I used my iPhone to find relatively affordable lodging, and we hopped in a cab for a five-minute ride to what we were hoping would be a safe place to sleep for the next few hours. Our hopes were dashed when, upon entering, we saw that the window between us and the receptionist was actually a wall with tiny holes in it -- only sound could pass through.

"Uh... do you have any open rooms?" I muttered.

"$45 for two hours," the voice behind the perforated wall replied.

"What about for the whole night?" Danny asked.

"You want it for the whole night?" the voice said, sounding genuinely surprised that anyone would ask for such a thing. "That's $130."

"How do I give you my credit card?" I said, looking at the partition with increasing unease.

"Cash only," the voice replied.

"OK, we'll be right back," Danny said, implying that we'd go to an ATM.

We got a cab and went back to my place instead.

4. No one should wait until they look a certain way to do what they want.

This is, by far, the most important thing I learned the other night.

How many times have I thought, I'll do this or that when I lose 20 pounds or I don't look the part? I'll tell you how many times: MANY TIMES.

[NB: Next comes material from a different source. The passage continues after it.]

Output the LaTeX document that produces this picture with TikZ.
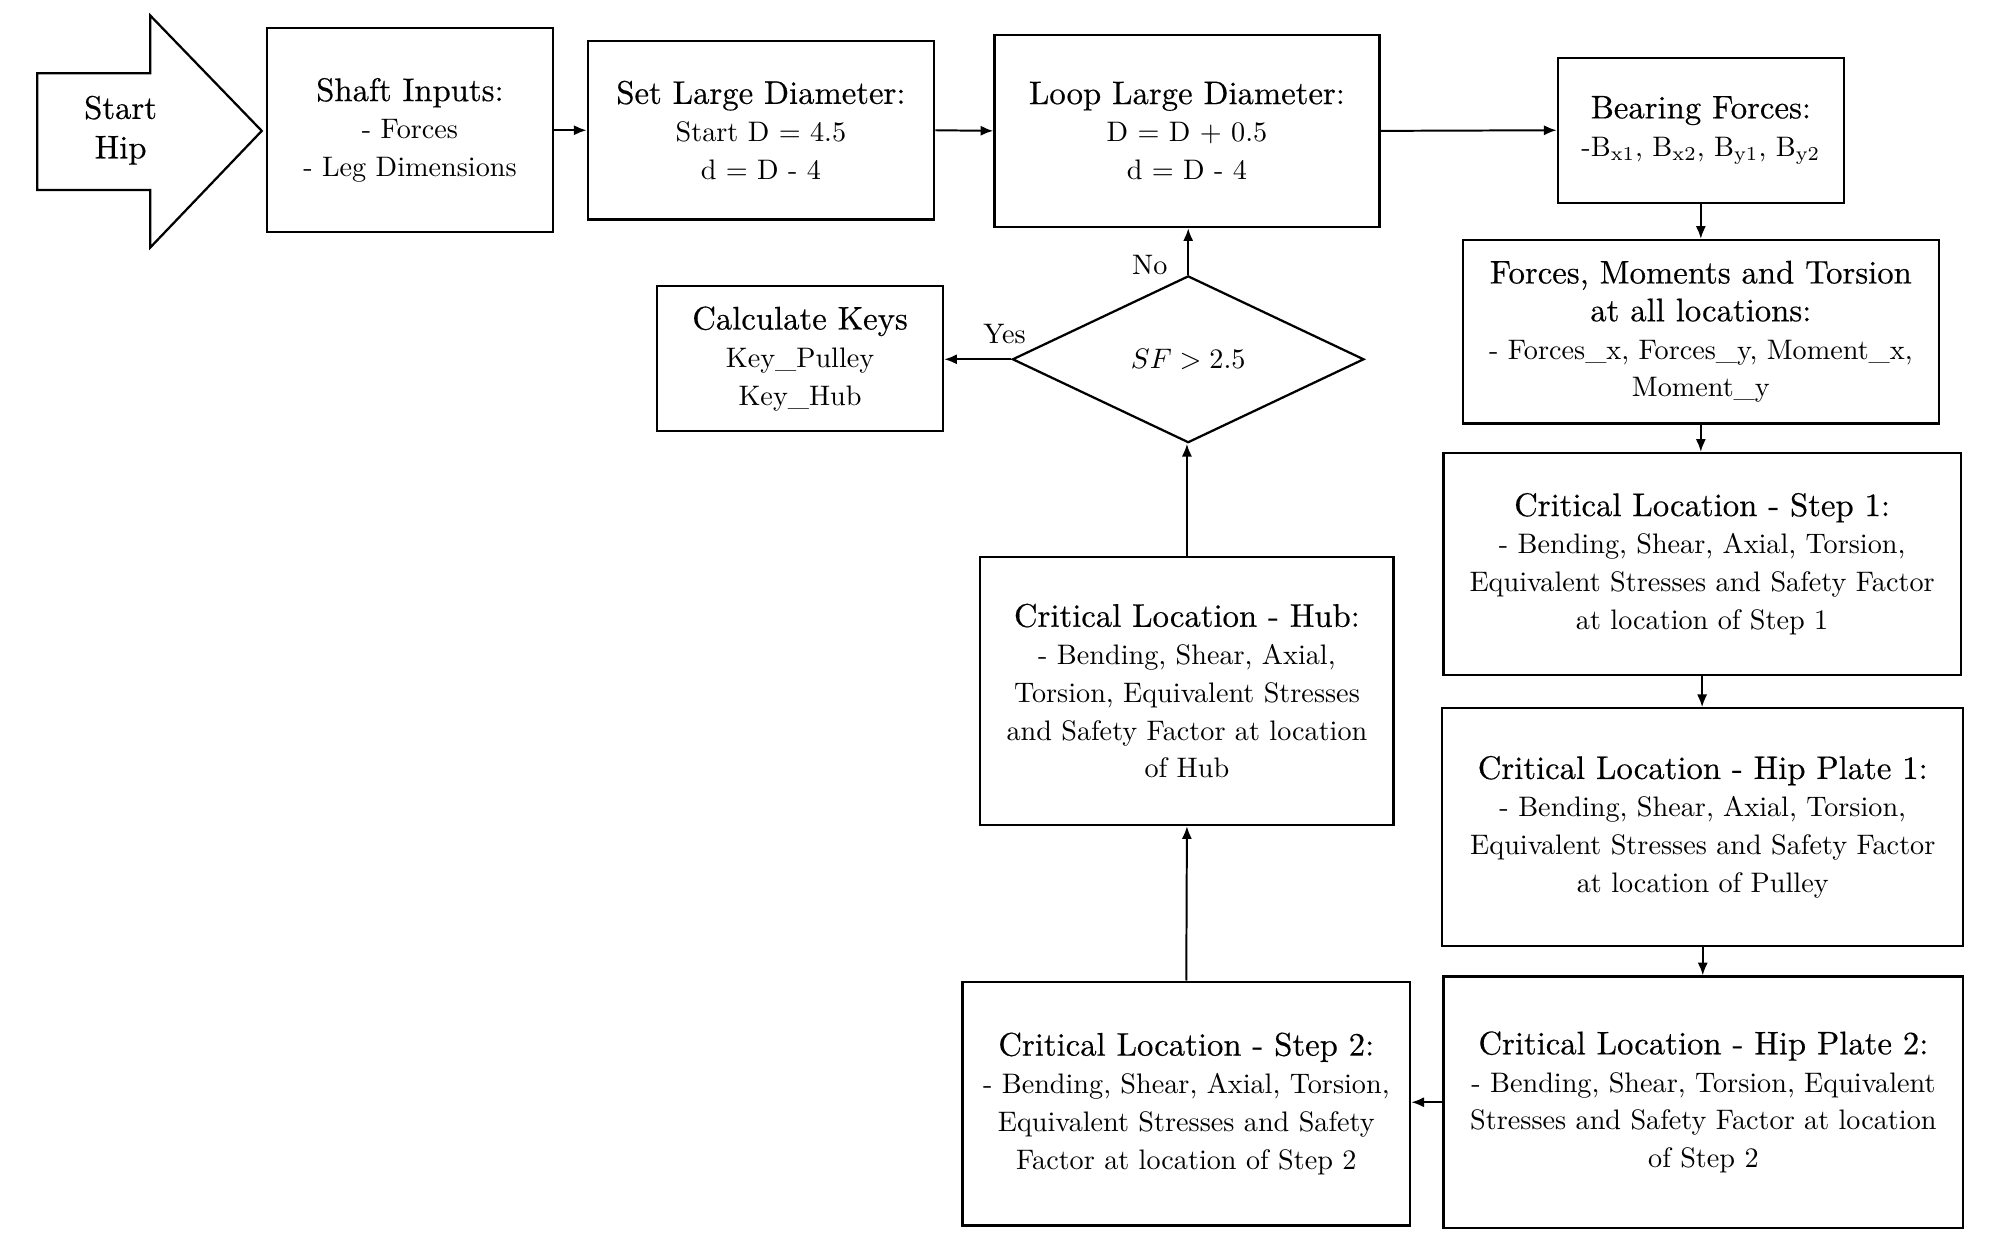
\documentclass[tikz,border=0pt]{standalone}
\usepackage{fontspec}
\usetikzlibrary{arrows.meta,shapes.geometric}
\newfontfamily\demi[FakeBold=0.45]{lmroman10-regular.otf}
\newlength\U
\setlength\U{0.455pt}
\newcommand\hd[1]{{\demi\fontsize{11.6}{13.4}\selectfont #1}}
\tikzset{
  box/.style={draw, line width=0.8pt, align=center, inner sep=0pt,
    font=\fontsize{10}{13.4}\selectfont},
  conn/.style={line width=0.7pt, -{Latex[length=4.5pt,width=3.6pt]}},
  lbl/.style={font=\fontsize{10}{12}\selectfont, inner sep=1pt}
}
\begin{document}
\begin{tikzpicture}[x=0.455pt,y=-0.455pt]
\useasboundingbox (0,0) rectangle (1568,969);
% start arrow
\draw[line width=0.8pt] (29,57) -- (117,57) -- (117,12) -- (204,102) -- (117,193) -- (117,148) -- (29,148) -- cycle;
\node[align=center, inner sep=0pt, font=\fontsize{11.6}{14}\selectfont\demi] (start) at (94,101.5) {Start\\Hip};

\node[box, minimum width=223*\U, minimum height=159*\U] (inputs) at (319.5,101.5)
  {\hd{Shaft Inputs:}\\- Forces\\- Leg Dimensions};
\node[box, minimum width=270*\U, minimum height=139*\U] (setd) at (593,101.5)
  {\hd{Set Large Diameter:}\\Start D = 4.5\\d = D - 4};
\node[box, minimum width=300*\U, minimum height=150*\U] (loopd) at (925,102)
  {\hd{Loop Large Diameter:}\\D = D + 0.5\\d = D - 4};
\node[box, minimum width=223*\U, minimum height=113*\U] (bear) at (1325.5,101.5)
  {\hd{Bearing Forces:}\\-B\textsubscript{x1}, B\textsubscript{x2}, B\textsubscript{y1}, B\textsubscript{y2}};
\node[box, minimum width=371*\U, minimum height=143*\U] (forces) at (1325.5,258.5)
  {\hd{Forces, Moments and Torsion}\\\hd{at all locations:}\\- Forces\_x, Forces\_y, Moment\_x,\\Moment\_y};
\node[box, minimum width=403*\U, minimum height=173*\U] (step1) at (1326.5,439.5)
  {\hd{Critical Location - Step 1:}\\- Bending, Shear, Axial, Torsion,\\Equivalent Stresses and Safety Factor\\at location of Step 1};
\node[box, minimum width=406*\U, minimum height=185*\U] (hp1) at (1327,644.5)
  {\hd{Critical Location - Hip Plate 1:}\\- Bending, Shear, Axial, Torsion,\\Equivalent Stresses and Safety Factor\\at location of Pulley};
\node[box, minimum width=405*\U, minimum height=196*\U] (hp2) at (1327.5,859)
  {\hd{Critical Location - Hip Plate 2:}\\- Bending, Shear, Torsion, Equivalent\\Stresses and Safety Factor at location\\of Step 2};
\node[box, minimum width=349*\U, minimum height=190*\U] (step2) at (924.5,860)
  {\hd{Critical Location - Step 2:}\\- Bending, Shear, Axial, Torsion,\\Equivalent Stresses and Safety\\Factor at location of Step 2};
\node[box, minimum width=322*\U, minimum height=209*\U] (hub) at (925,538.5)
  {\hd{Critical Location - Hub:}\\- Bending, Shear, Axial,\\Torsion, Equivalent Stresses\\and Safety Factor at location\\of Hub};
\node[box, minimum width=223*\U, minimum height=113*\U] (keys) at (623.5,279.5)
  {\hd{Calculate Keys}\\Key\_Pulley\\Key\_Hub};
\node[box, diamond, aspect=2.1, minimum width=274*\U, minimum height=130*\U] (dia) at (926,280)
  {$SF > 2.5$};

\draw[conn] (inputs.east) -- (setd.west);
\draw[conn] (setd.east) -- (loopd.west);
\draw[conn] (loopd.east) -- (bear.west);
\draw[conn] (bear.south) -- (bear.south |- forces.north);
\draw[conn] (forces.south) -- (forces.south |- step1.north);
\draw[conn] (step1.south) -- (step1.south |- hp1.north);
\draw[conn] (hp1.south) -- (hp1.south |- hp2.north);
\draw[conn] (hp2.west) -- (hp2.west -| step2.east);
\draw[conn] (step2.north) -- (hub.south);
\draw[conn] (hub.north) -- (hub.north |- dia.south);
\draw[conn] (dia.north) -- (dia.north |- loopd.south) node[lbl, pos=0.2, left=6pt] {No};
\draw[conn] (dia.west) -- (dia.west -| keys.east) node[lbl, pos=0.1, above=4pt] {Yes};
\end{tikzpicture}
\end{document}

I've chronically jumped to the conclusion that something I perceive as undesirable about my appearance not only would hold me back from enjoying an experience, but should, as if I don't deserve to take the chance of having a good time until I look a certain way.

That's bullshit, and Danny's willingness to ask me out and meet up despite admitted self-consciousness about his missing teeth made that clear. We ended up having a great time, me with weight to lose and him with teeth to gain.

5. You can still be a good kisser if you're missing teeth.

Just sayin'. I'd go out with him again if he asked, regardless of the tooth situation.

That said, if anyone can help this guy get some new teeth, hit me up.